La participation de la population en général sera de plus facilitée, a affirmé la ministre McKenna, car « tout le monde va avoir la chance de parler » lors des consultations publiques. Avec l’ancien gouvernement, note-t-elle, « on décidait qui pouvait ou ne pouvait pas prendre la parole ».

Selon elle, ces nouvelles règles répondront aux préoccupations des Canadiens, qui ont demandé, lors des 14 mois de consultation qui ont précédé l’annonce, « la protection de l’environnement, mais aussi que le Canada attire les investissements, avec des projets rapides qui vont de l’avant, dans le respect de la réconciliation avec les Autochtones ».

Le pouvoir de la ministre de l’Environnement remis en question

Sans surprise, à Ottawa, les conservateurs ont critiqué les mesures annoncées.

« Deux ans et demi d’attente pour l’industrie canadienne, pour aboutir à un processus qui est encore plus lourd, qui a certaines inquiétudes concernant le temps que ça prend pour l’évaluation nécessaire de ces projets-là, et surtout, un pouvoir discrétionnaire au ministre qui peut semer de l’inquiétude pour les promoteurs de projet », a énuméré le député Gérard Deltell.

Du côté des néo-démocrates, on voit quelques côtés positifs à la réforme, sans être néanmoins totalement emballés.

« On fait un pas dans la bonne direction et on revient avant l’ère désastreuse des conservateurs, mais encore là, si on garde les mêmes délais d’évaluation environnementale, si on donne plus de pouvoirs à la ministre pour empêcher ou stopper des évaluations environnementales, ça c’est extrêmement préoccupant et ce n’est pas un pas dans la bonne direction », a lancé de son côté le député Alexandre Boulerice.
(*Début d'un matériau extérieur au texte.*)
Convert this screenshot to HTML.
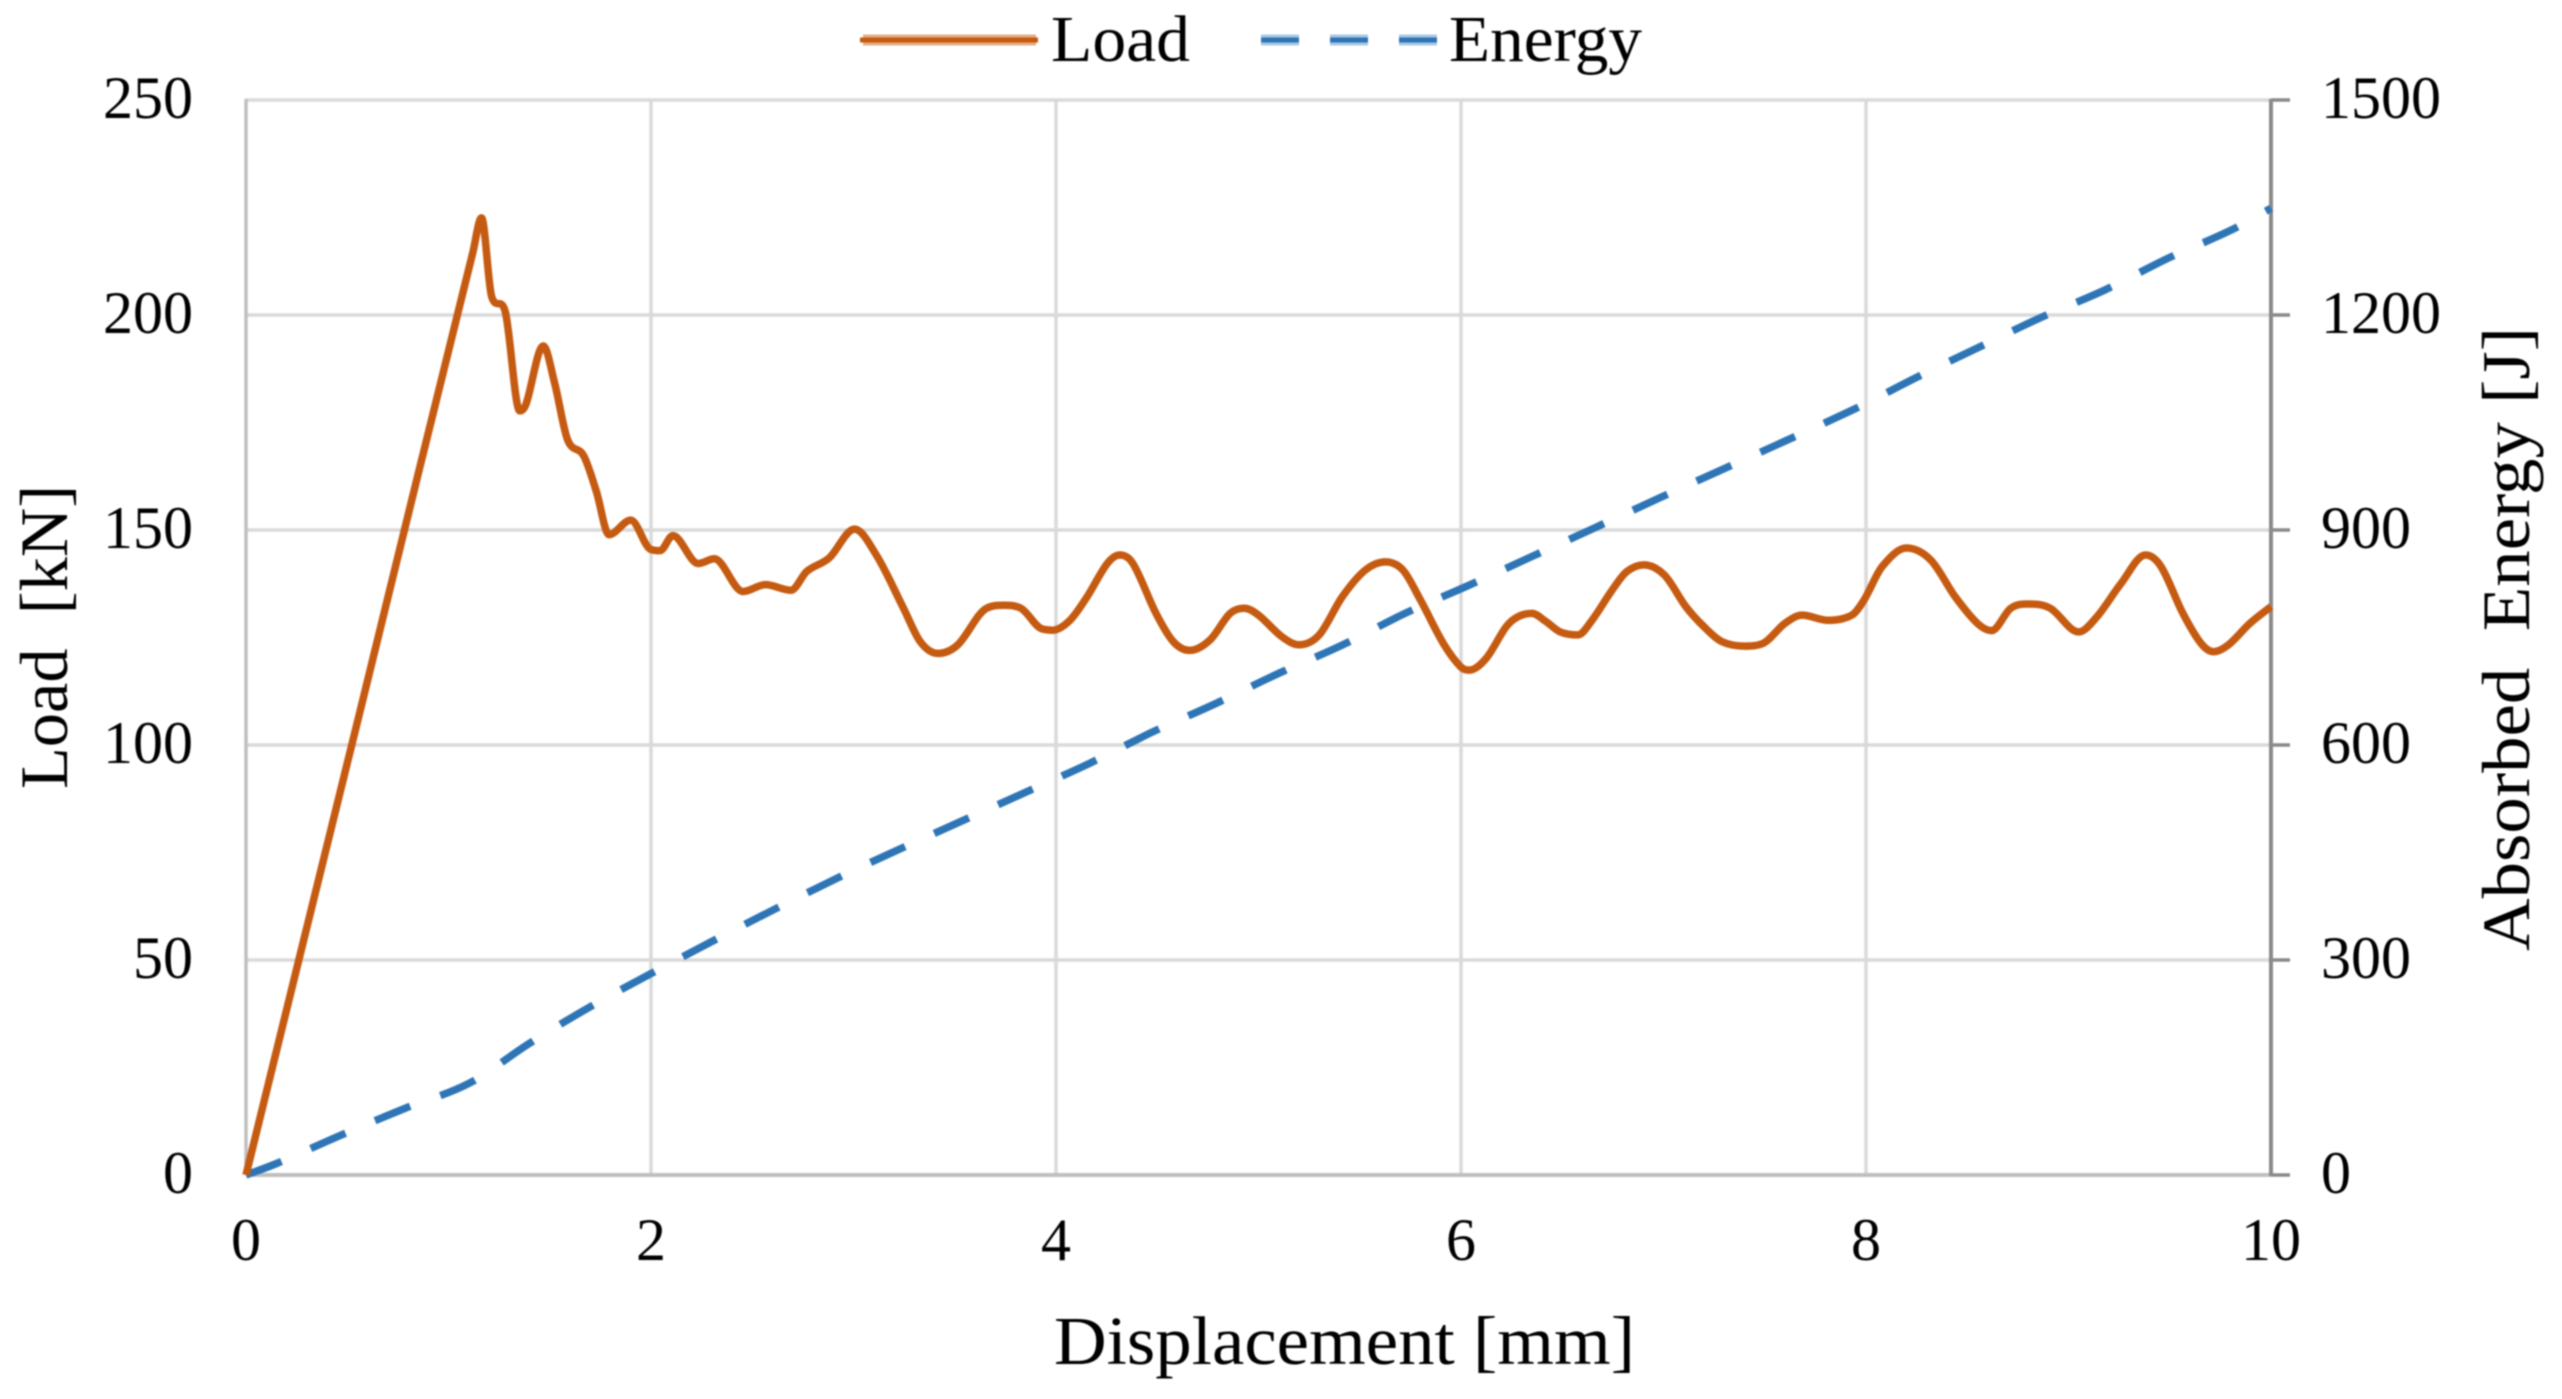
<!DOCTYPE html>
<html>
<head>
<meta charset="utf-8">
<title>Load and Absorbed Energy vs Displacement</title>
<style>
html,body{margin:0;padding:0;background:#fff;width:2562px;height:1399px;overflow:hidden}
svg{display:block;filter:blur(0.7px)}
text{font-family:"Liberation Serif",serif;fill:#000}
</style>
</head>
<body>
<svg id="chart" xmlns="http://www.w3.org/2000/svg" width="2562" height="1399" viewBox="0 0 2562 1399">
  <rect x="-5" y="-5" width="2572" height="1409" fill="#fff"/>
  <g id="grid"></g>
  <g id="axes"></g>
  <g id="ticks"></g>
  <g id="series"></g>

  <text x="1054" y="1364" font-size="69" textLength="581" lengthAdjust="spacingAndGlyphs">Displacement [mm]</text>
  <text transform="translate(67,789) rotate(-90)" font-size="68" textLength="304" lengthAdjust="spacingAndGlyphs">Load&#160;&#160;[kN]</text>
  <text transform="translate(2529,951) rotate(-90)" font-size="68" textLength="624" lengthAdjust="spacingAndGlyphs">Absorbed&#160;&#160;Energy [J]</text>

  <g>
    <g>
      <line x1="863" y1="40" x2="1036" y2="40" stroke="#E4AB87" stroke-width="11"/>
      <line x1="860" y1="40" x2="1038" y2="40" stroke="#C55A11" stroke-width="5"/>
      <text x="1051" y="61" font-size="66" textLength="139" lengthAdjust="spacingAndGlyphs">Load</text>
    </g>
    <g>
      <line x1="1261" y1="40" x2="1438" y2="40" stroke="#A8C8E4" stroke-width="11" stroke-dasharray="38 31"/>
      <line x1="1261" y1="40" x2="1438" y2="40" stroke="#2E75B6" stroke-width="5" stroke-dasharray="38 31"/>
      <text x="1449" y="61" font-size="66" textLength="193" lengthAdjust="spacingAndGlyphs">Energy</text>
    </g>
  </g>
</svg>
<script>
const xTickLabels = [0, 2, 4, 6, 8, 10];
const loadTickLabels = [0, 50, 100, 150, 200, 250];
const energyTickLabels = [0, 300, 600, 900, 1200, 1500];

const loadDisp = [0,0.3,0.564,0.85,1.12,1.163,1.213,1.279,1.352,1.383,1.468,1.525,1.588,1.667,1.73,1.793,1.90,1.998,2.045,2.108,2.233,2.313,2.454,2.565,2.691,2.77,2.88,3.005,3.115,3.245,3.33,3.416,3.515,3.657,3.742,3.827,3.926,3.983,4.069,4.154,4.253,4.315,4.38,4.494,4.58,4.66,4.76,4.86,4.93,5.0,5.115,5.2,5.3,5.414,5.528,5.627,5.713,5.8,5.913,5.998,6.04,6.125,6.223,6.28,6.35,6.42,6.49,6.577,6.647,6.746,6.818,6.903,7.005,7.11,7.2,7.29,7.4,7.49,7.6,7.685,7.81,7.93,7.99,8.08,8.2,8.32,8.44,8.55,8.62,8.715,8.8,8.91,9.05,9.14,9.26,9.38,9.457,9.565,9.655,9.716,9.79,9.896,10];
const loadValues = [0,57.5,108,163,214.5,222.6,204.3,201,177.7,179.3,192.8,184,171,167.3,159,148.9,152.3,145.5,145.2,148.7,142.2,143.3,135.7,137.3,136,140.4,143.5,150.2,144,132,124,121.3,123.3,131.8,132.5,131.8,127.1,126.7,129,134.5,142.2,144.2,142.2,130.6,124,122,124.4,130.6,131.8,130.2,125.2,123.3,125.6,134.5,140.7,142.6,140.7,133.7,123.6,118.2,117.4,120.2,127.5,129.8,130.6,128.7,126.3,125.6,129,136,140.3,141.9,139.5,132.2,127.5,124,123,123.6,128.3,130.2,129,130.2,133.7,141.5,145.8,143,134.5,128.3,126.6,131.8,132.8,131.8,126.3,129.8,137.6,144.2,141.5,130.6,123.6,121.7,123.3,128.3,132.2];

const energyDisp = [0,0.154,0.47,0.785,1.1,1.4,1.7,2,2.5,3,3.856,4.167,4.48,4.79,5.1,5.414,5.726,6.04,6.35,6.66,6.99,7.93,8.25,8.55,8.86,9.18,9.49,9.8,10];
const energyValues = [0,16.4,55.8,93,127.7,183.7,234.8,281,355,425,534.8,574.6,618.6,658,700,739.5,784,823,863,903,946,1067,1113,1154,1196,1235,1279,1318,1349];

const plotLeft = 246, plotRight = 2271, plotTop = 100, plotBottom = 1175;
const xMax = 10, loadMax = 250, energyMax = 1500;
const scaleX = function (v) { return plotLeft + (v / xMax) * (plotRight - plotLeft); };
const scaleLoad = function (v) { return plotBottom - (v / loadMax) * (plotBottom - plotTop); };
const scaleEnergy = function (v) { return plotBottom - (v / energyMax) * (plotBottom - plotTop); };

const NS = 'http://www.w3.org/2000/svg';
function make(tag, parent) {
  const el = document.createElementNS(NS, tag);
  parent.appendChild(el);
  return el;
}
function setLine(el, x1, y1, x2, y2, stroke, width) {
  el.setAttribute('x1', x1);
  el.setAttribute('y1', y1);
  el.setAttribute('x2', x2);
  el.setAttribute('y2', y2);
  el.setAttribute('stroke', stroke);
  el.setAttribute('stroke-width', width);
}
function setLabel(el, x, y, anchor, content) {
  el.setAttribute('x', x);
  el.setAttribute('y', y);
  el.setAttribute('text-anchor', anchor);
  el.setAttribute('font-size', 60);
  el.textContent = content;
}
/* Monotone cubic through the data so peaks stay rounded without overshoot */
function smoothPath(xs, ys, fx, fy) {
  const px = xs.map(fx), py = ys.map(fy), n = px.length;
  const sec = [];
  for (let i = 0; i < n - 1; i++) sec.push((py[i + 1] - py[i]) / (px[i + 1] - px[i]));
  const m = [sec[0]];
  for (let i = 1; i < n - 1; i++) {
    if (sec[i - 1] * sec[i] <= 0) { m.push(0); continue; }
    const t = (py[i + 1] - py[i - 1]) / (px[i + 1] - px[i - 1]);
    const lim = 3 * Math.min(Math.abs(sec[i - 1]), Math.abs(sec[i]));
    m.push(Math.sign(t) * Math.min(Math.abs(t), lim));
  }
  m.push(sec[n - 2]);
  let d = 'M' + px[0].toFixed(2) + ' ' + py[0].toFixed(2);
  for (let i = 0; i < n - 1; i++) {
    const h = (px[i + 1] - px[i]) / 3;
    d += 'C' + (px[i] + h).toFixed(2) + ' ' + (py[i] + m[i] * h).toFixed(2) + ' ' + (px[i + 1] - h).toFixed(2) + ' ' + (py[i + 1] - m[i + 1] * h).toFixed(2) + ' ' + px[i + 1].toFixed(2) + ' ' + py[i + 1].toFixed(2);
  }
  return d;
}

const gridG = document.getElementById('grid');
const axesG = document.getElementById('axes');
const ticksG = document.getElementById('ticks');
const seriesG = document.getElementById('series');

xTickLabels.forEach(function (v) {
  if (v === 0 || v === xMax) return;
  const ln = make('line', gridG);
  
  
  setLine(ln, scaleX(v), plotTop, scaleX(v), plotBottom, '#d9d9d9', 3.5);
});
loadTickLabels.forEach(function (v) {
  if (v === 0) return;
  const ln = make('line', gridG);
  
  
  setLine(ln, plotLeft, scaleLoad(v), plotRight, scaleLoad(v), '#d9d9d9', 3.5);
});

const leftAxis = make('line', axesG);


setLine(leftAxis, plotLeft, plotTop - 1, plotLeft, plotBottom, '#bfbfbf', 3.5);

const bottomAxis = make('line', axesG);


setLine(bottomAxis, plotLeft, plotBottom, plotRight, plotBottom, '#bfbfbf', 4);

const rightAxis = make('line', axesG);


setLine(rightAxis, plotRight, plotTop - 1, plotRight, plotBottom + 1, '#8a8a8a', 4);

energyTickLabels.forEach(function (v) {
  const t = make('line', axesG);
  
  
  setLine(t, plotRight, scaleEnergy(v), plotRight + 19, scaleEnergy(v), '#8a8a8a', 3.5);
});

xTickLabels.forEach(function (v) {
  const t = make('text', ticksG);
  
  
  setLabel(t, scaleX(v), 1260, 'middle', v);
});
loadTickLabels.forEach(function (v) {
  const t = make('text', ticksG);
  
  
  setLabel(t, 193, scaleLoad(v) + 18, 'end', v);
});
energyTickLabels.forEach(function (v) {
  const t = make('text', ticksG);
  
  
  setLabel(t, 2321, scaleEnergy(v) + 18, 'start', v);
});

const energyLine = make('path', seriesG);


energyLine.setAttribute('d', smoothPath(energyDisp, energyValues, scaleX, scaleEnergy));
energyLine.setAttribute('fill', 'none');
energyLine.setAttribute('stroke', '#2E75B6');
energyLine.setAttribute('stroke-width', 7.5);
energyLine.setAttribute('stroke-dasharray', '38 32');

const loadLine = make('path', seriesG);


loadLine.setAttribute('d', smoothPath(loadDisp, loadValues, scaleX, scaleLoad));
loadLine.setAttribute('fill', 'none');
loadLine.setAttribute('stroke', '#C55A11');
loadLine.setAttribute('stroke-width', 7.5);
loadLine.setAttribute('stroke-linejoin', 'round');
</script>
</body>
</html>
Enfin, selon le Bloc québécois, la création de la Régie de l’énergie par le gouvernement fédéral ferait en sorte qu’un projet transfrontalier comme la ligne de transport d’électricité Northern Pass vers le Massachusetts serait dorénavant assujetti à l’autorisation fédérale. Cependant, ce genre de projet fait déjà l’objet d’un examen de l’Office national de l’énergie.

« Et ça ne change pas dans le cadre du nouveau système. Les infrastructures interprovinciales et internationales sont de compétence fédérale, c’est dans la Constitution », a déclaré la ministre de l’Environnement et du Changement climatique, Catherine McKenna.

Cela a été confirmé par Hydro-Québec. « Les projets majeurs, comme les grands projets hydroélectriques, sont déjà assujettis à l’actuelle Loi canadienne sur l’évaluation environnementale », a répondu l’entreprise.

Cependant, Hydro-Québec poursuit l’étude de la réforme fédérale présentée jeudi et croit « vraisemblablement » qu’elle touchera certains de ses prochains projets.